Trump's decision to deploy troops to Saudi Arabia followed a high-level national security meeting at the White House on Friday afternoon.
Esper said Saudi Arabia and the United Arab Emirates had requested international support to help protect critical infrastructure. In addition to the troops and weapons systems headed to Saudi Arabia, the U.S. also will expedite weapons purchases.
"In response to the Kingdoms' request," Esper said, "the president has approved the deployment of U.S.forces, which will be defensive in nature and primarily focused on air and missile defense."
The exact number of weapons systems and troops remains to be determined and may not be finalized until early next week, said Gen. Joseph Dunford, chairman of the Joint Chiefs of Staff, who added that the size of the force would not be in the "thousands."
Esper called last weekend's attack a "dramatic escalation of Iranian aggression" and said all indications are that Iran was responsible.
"The United States does not seek conflict with Iran," said Esper, who added that the U.S. has military options should they become necessary.
Esper called the deployment of U.S. troops and air defense equipment a "first step" and called on other members of the international community to "stand up" and consider also providing additional defensive support.

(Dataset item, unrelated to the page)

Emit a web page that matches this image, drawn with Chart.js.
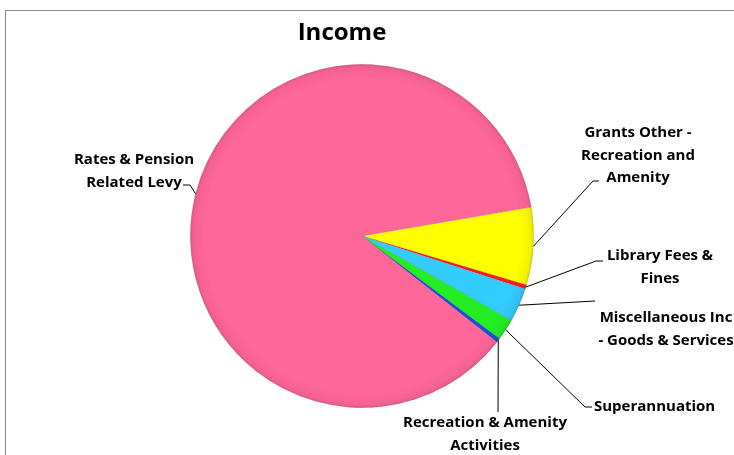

Dunford said the deployment would enhance Saudi Arabia's air missile defense systems.
The U.S. currently has a Patriot missile defense battalion with about 600 troops at Prince Sultan air base outside of Riyadh that was deployed in late May after a series of commercial tankers were attacked by Iran in the Persian Gulf.
With a 100-mile range, that air defense system was not capable of defending the attack on the facilities approximately 200 miles away that briefly disrupted 5% of the world's oil supply. Saudi Patriot air defense systems are deployed to the southern part of the country to defend against ballistic missile attacks by the Houthi rebels in Yemen, not oriented toward Iranian provocations from the north.
Earlier on Friday, Trump announced sanctions on Iran's national bank he described as "the highest sanctions ever imposed on a country."
"This will mean no more funds going to the [Islamic Revolutionary Guard Corps] to fund terror. This is on top of our oil sanctions and our financial institution sanctions," said Treasury Secretary Steve Mnuchin. "This is very big. We've now cut off all source of funds to Iran."
On Friday afternoon, the president convened a meeting of his senior advisers to consider options to retaliate against Iran for the strike. Those options reportedly included everything from the deployment of more U.S. forces to help defend the Saudis, no additional forces, a limited proportional airstrike, no military action or striking a broader range of targets.
In earlier national security meetings, officials had decided to let the Saudis take the lead.
The U.S. is "always prepared" to use a military option against Iran, the president said in the Oval Office on Friday ahead of the meeting.